Several other companies could be eying Palm. “Buyers could include Dell and HP,” BroadPoint AmTech analyst Brian Marshall told the E-Commerce Times.
Acer, Lenovo, Nokia and RIM have also been mentioned as possible buyers.
Dell could be a good suitor, as it recently launched its first smartphone in China and is looking to enter the market here in the United States, JBB Research’s Blin told the E-Commerce Times. “Acquiring Palm could help Dell get a little bit of traction in the U.S. smartphone market,” he explained.
It’s not likely that any of the computer manufacturers — Dell, HP, Acer and Lenovo — would bid for Palm, IDC’s Llamas countered. “If you’d asked me this before these guys began planning to come out with their own smartphones, I’d probably have said yes, they might be interested in Palm,” he said.
Now, however, “Dell’s coming out with an Android phone, and HP offers the iPaq Glisten,” Llamas pointed out. “Acer and Lenovo are probably out of the picture too.”
What about Nokia? “People say buying Palm would establish Nokia’s position in America, which isn’t a good one,” Llamas said. “But Nokia already has a smartphone at T-Mobile, and it had the 9300 and E71 with AT&T, and I wouldn’t be surprised seeing it with more devices on AT&T.”
What about Apple or Google? Not likely. “Apple’s big on one thing — being Apple,” Llamas said. “And Google’s more concentrated on being Google.”
RIM has also been mentioned as a possible buyer. “RIM has an operating system that’s getting a little long in the tooth, but it has cool devices; Palm has a great operating system but its devices aren’t so great, so people think they’d be great together,” Llamas said. “I don’t see that happening; RIM is well aware of its problems and is working on them already,” he added.
Thumbs Down for Palm?
“Palm is burning cash, and the competition is increasing, especially in the U.S. where it’s being overwhelmed by the iPhone and Android,” JBB Research’s Blin said. “The U.S. smartphone market has become so competitive that even when you’ve done a good job building a nice mobile operating system like Palm’s OS, it’s not enough. Maybe Palm should look for a potential buyer.”
What about corporate raiders doing a Carl Icahn — swooping in on Palm, stripping it of its cash and selling it off in pieces? $590 million is a nice chunk of change.
Don’t count on that scenario, IDC’s Llamas said. “You could do that with Motorola, which plays in several different areas — it has smartphones, set-top boxes and enterprise devices, for example, but not with Palm,” he remarked. “With Palm, you only have the handsets and the OS, and the two are inextricably linked, so how are you going to sell them off?”

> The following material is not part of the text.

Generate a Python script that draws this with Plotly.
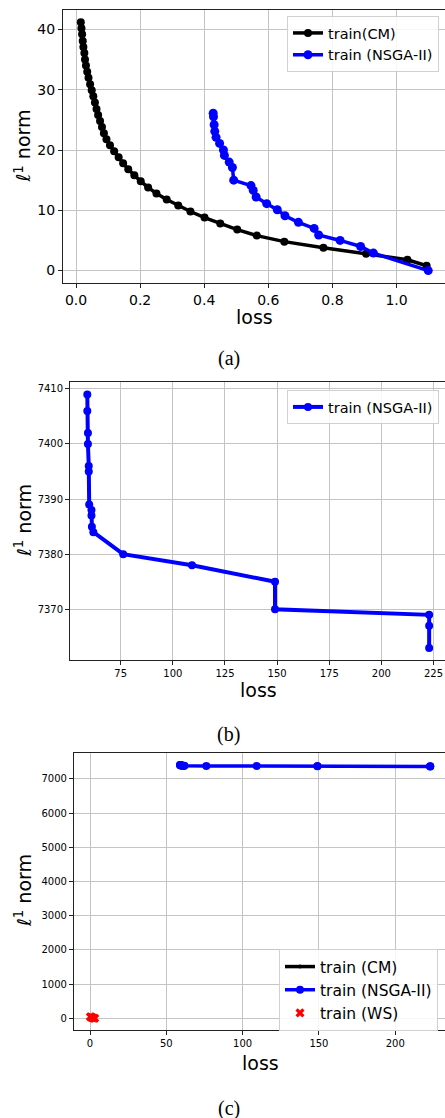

However, Palm’s leaders are not restricted to putting the company on the block, Blin said. “They could also license WebOS to other handset vendors,” he explained.
In fact, Palm just might have what it takes to weather this latest storm, said Llamas. “This is just the first year of the new Palm,” he pointed out. “With anything that’s a year old, there’s got to be some teething pains, even if they’re serious pains.”
Palm has a good device and is working with Verizon to push sales, Llamas said. Also, it has grown its app store quite rapidly. “They opened up their app store a year ago with only 30 apps, and now they have, what, 2,200?” he said.
Meanwhile, Apple has 140,000 apps. Even the iPad, which was just launched, has thousands.
However, if Palm continues to add apps, that would be a pretty good indicator of its health. “The lifeblood of app stores is how much a developer community is thriving and how many people are downloading your apps,” Llamas pointed out.